We're running a little late but I want to come back to this. I want to come back to differentiation. The guideline which we will have to keep before us all the time as we go through the sequence of stages. And in order to make the stages somewhat discreet. That is articulable. I've taken the works in historical order as they were written. And we'll start next week with the Seven Sermons of the Dead. And work our way step by step, work by work, all the way through to Mysterium Coniunctionis. A journey of about 40 years of discovery and wonderment.

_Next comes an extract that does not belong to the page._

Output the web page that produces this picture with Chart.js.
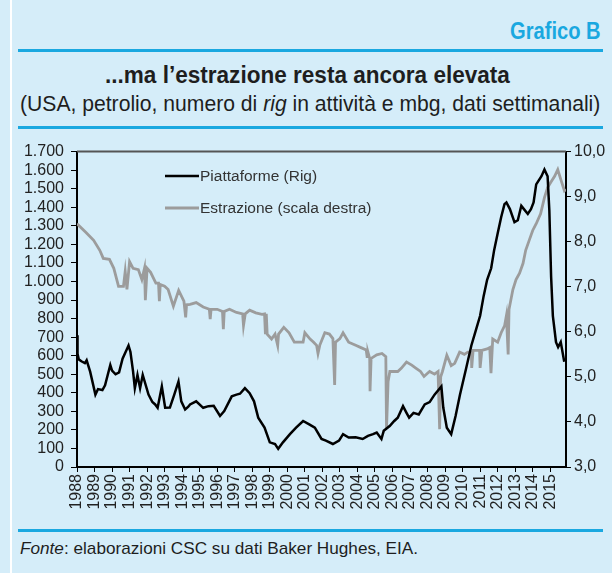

Differentiation is not a concept for Jung. It's what the Ming Dynasty Chinese would call the only working principle. It's the lead. It's the only functioning principle that will work all the time. So that as far as consciousness is concerned its continuity, its refining fire is to keep alive the functioning of differentiation. It's the key to the individuation process. One of the tasks with which the alchem...alchemists and the alchemical documents stress implicitly through all of the garbled recipes. Through all of the cribbed and cramped of rhetoric. Is to keep the alchemist alert. Don't take anything for granted. You're not just following some recipie. There is no recipe. that in every single case is individual. That there are surprises. There are weird turns. There are undiscovered aspects all the time. And you, if you think that there is any kind of a repetition here its then in that lulled habitual state that you will surely fail. So the crypt language is always an indication. Always a fatherly reminder, be alert. Or as they would say be prepared to be prepared.